Perea, now a single mother of two children, has been waiting since 1997 for justice and to know why she and her family were targeted by rebels from the Revolutionary Armed Forces of Colombia (FARC).

Her wait could soon be over. Perea is now poised to get her chance to confront top rebel commanders who have been engaged in peace talks with the Colombian government in Cuba, since November 2012 in a bid to end five decades of war.  

Perea is one of 15 people shortlisted by Colombia’s National Roundtable of Victims to represent war victims at the Havana peace talks.

HEARING VICTIMS, HEALING WOUNDS

A new round of talks, which began this week, are focused on how to honour and compensate victims and ensure that relatives of those who have disappeared, been killed or kidnapped during the conflict know what happened to their loved ones. 

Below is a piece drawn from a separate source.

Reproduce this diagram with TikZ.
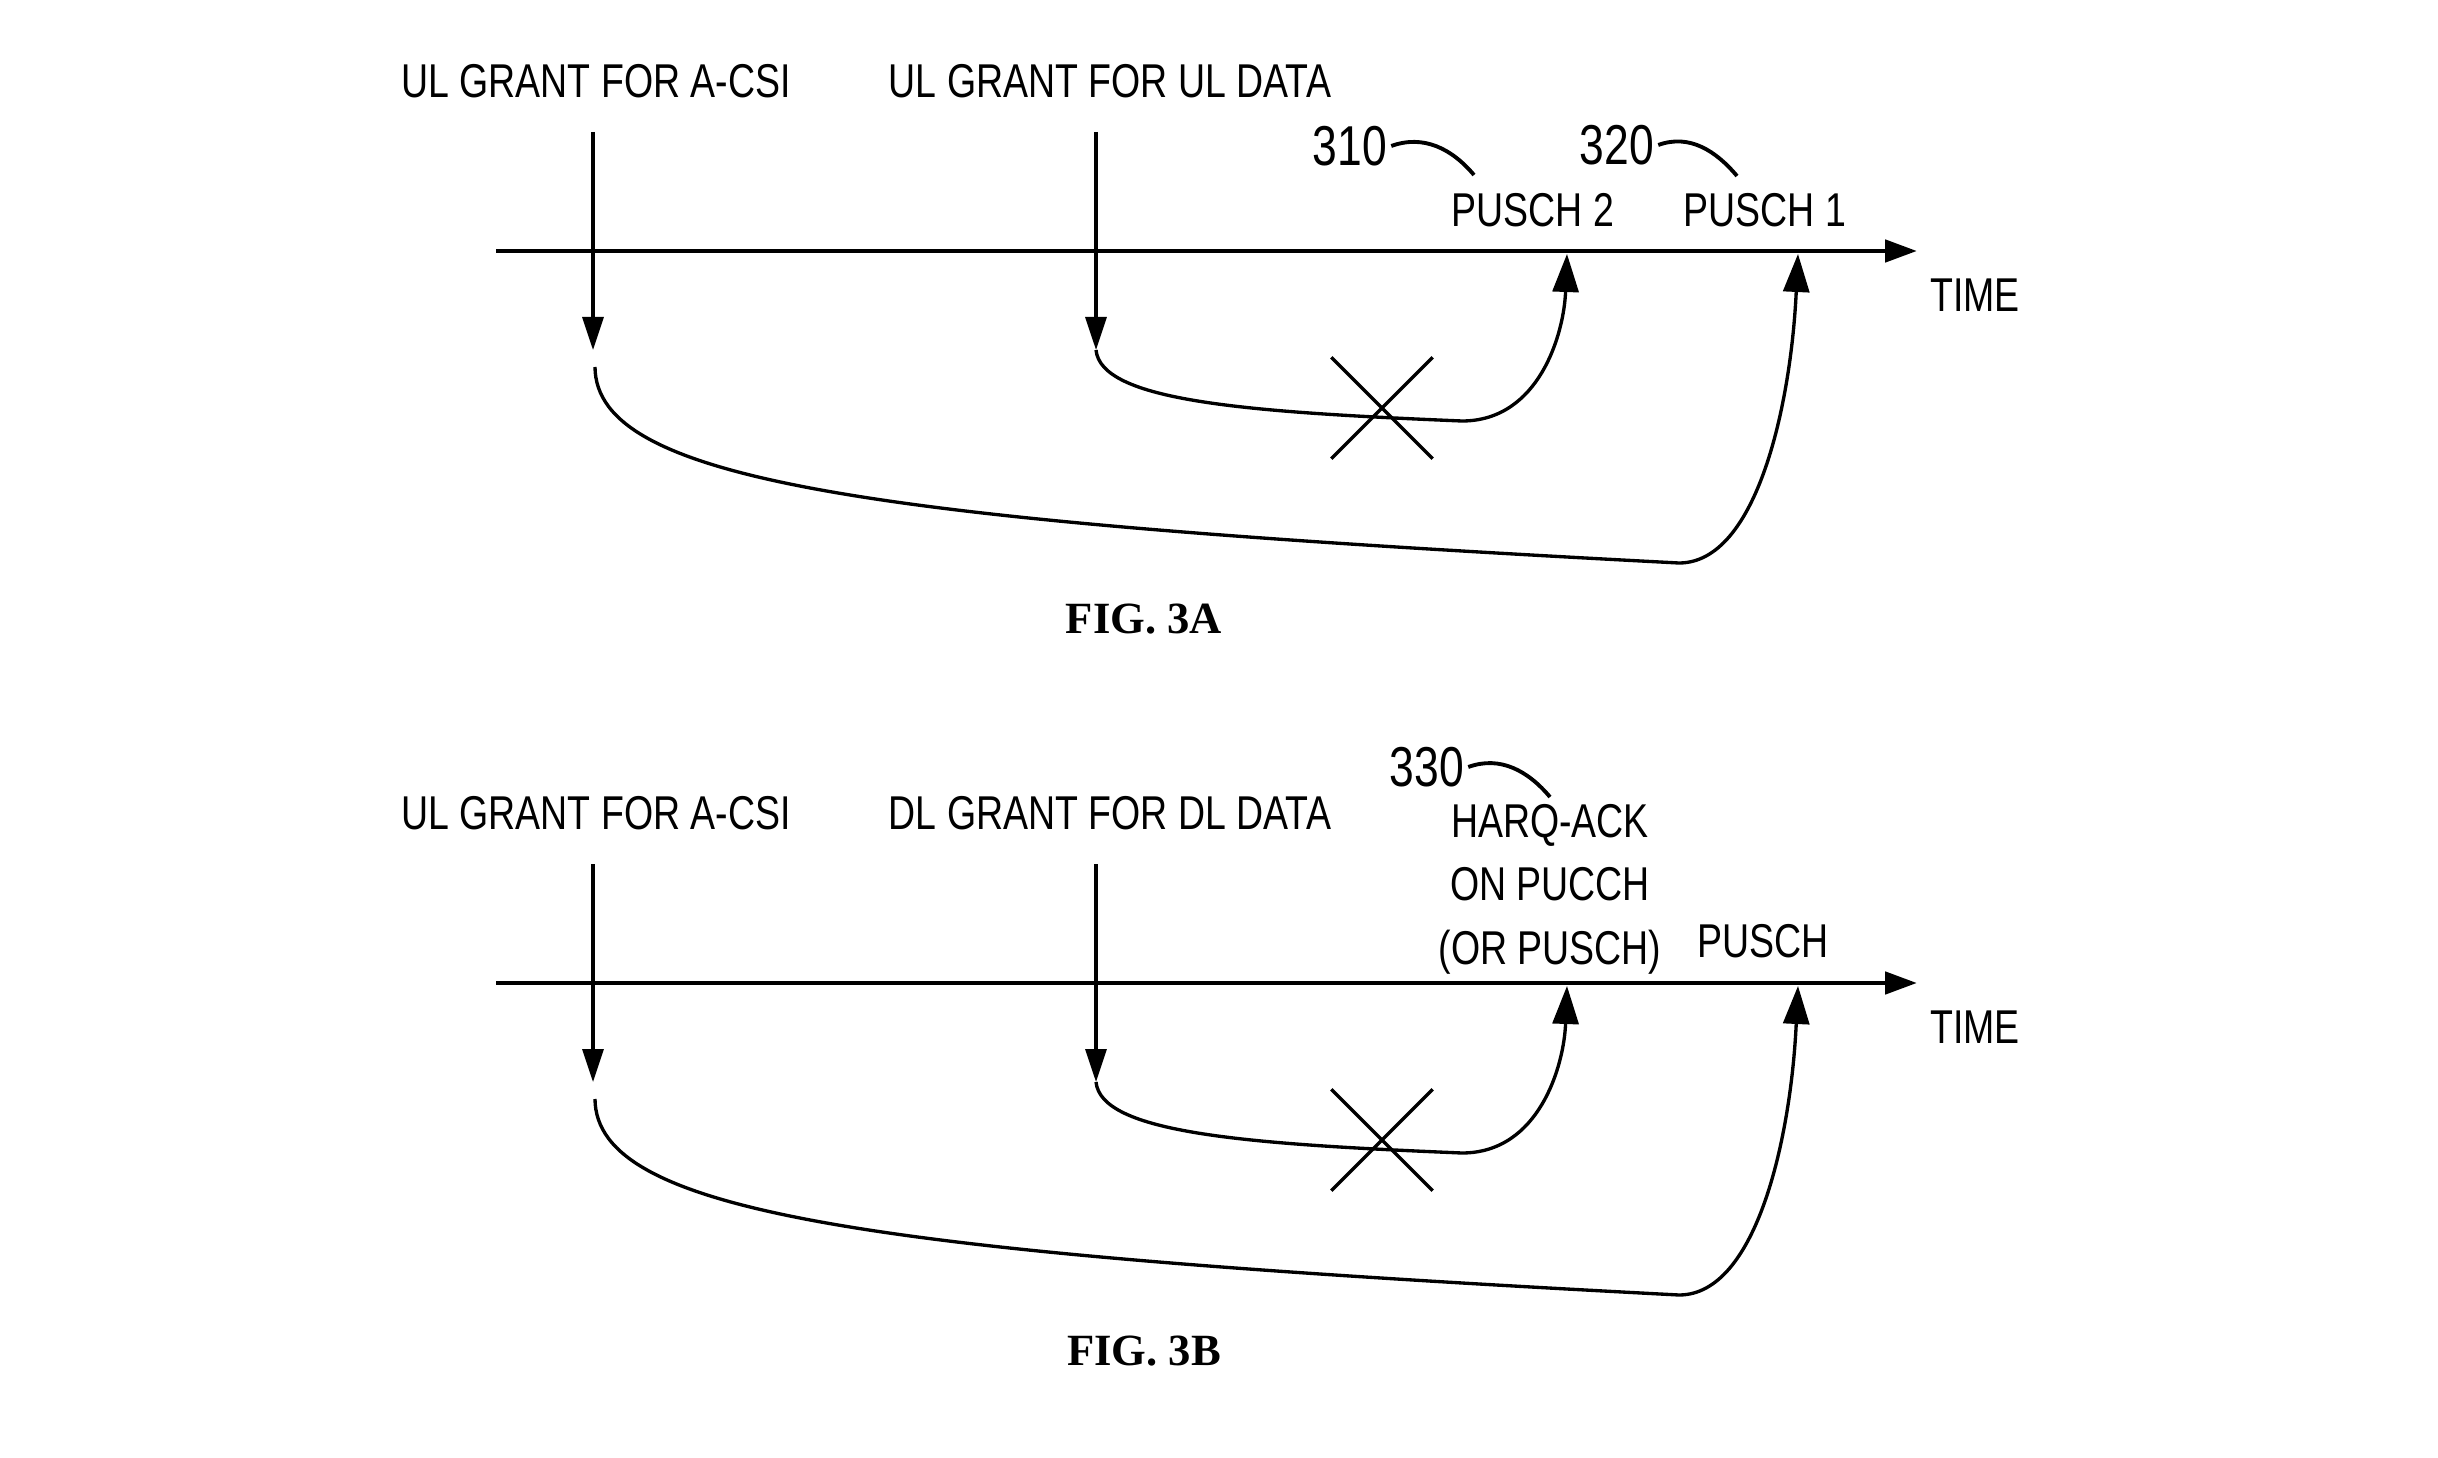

Colombia's government and FARC rebels have both taken responsibility for their role in human rights abuses against civilians. 

Government figures show nearly a quarter of Colombia’s population of 46 million has suffered in some way as a result of the country’s 50-year-war between the leftist guerrillas, right-wing paramilitary groups and government armed forces.

The government’s official victims register lists 6.5 million people, nearly 85 percent of whom have been forcibly driven from their homes.

How peace negotiators deal with justice for victims like Perea will be key to government efforts to heal the wounds of war and secure lasting peace.

“President Santos has said that to reach peace, victims’ rights have to be at the heart of the peace process. It’s the first time in Colombia, or in any other peace process, that victims’ voices are at the centre of any peace talks,” said Paula Gaviria, who heads the government unit in charge of compensation for war victims.

“We have to expand and guarantee spaces where victims’ voices can be heard in Havana. How they will be heard and the mechanisms needed to do that are now being defined by peace negotiators in Havana,” Gaviria told Thomson Reuters Foundation by telephone, adding that a truth commission will be created following any eventual peace deal.

IF I SPEAK TO THE FARC…

Delegations representing victims from different regions and communities from across Colombia - including indigenous, Afro-Colombian and lesbian, gay, bisexual and transgender (LGBT) communities, landmine victims and members of the armed forces taken hostage by the FARC - are expected to travel to Cuba in the coming months, said Gaviria.

Peace negotiators are now deciding which war victims will get the opportunity to explain to both sides how they have suffered and the compensation they expect for their losses.

As a rape survivor, Perea has received $8,600 in compensation from the government, but like most victims, she cares most about finding answers.

“If I get to speak to the FARC, I want to know the truth - why they hurt me, why they killed my mother. No one deserves to go through what I did. We want an apology, recognition from the guerrillas that they have committed crimes against humanity, like rape. I want to hear them guarantee that this won’t happen again, that no more women and girls will suffer sexual violence,” said Perea, who heads a regional roundtable of victims and is a leading rights campaigner in the Afro-Colombian community.

“We’re demanding to know what happened to all those people who have disappeared, where the mass graves are, so that people can bury their loved ones and have a place to cry and remember them. We also want answers about the forced abortions they made women in their (FARC) ranks go through.”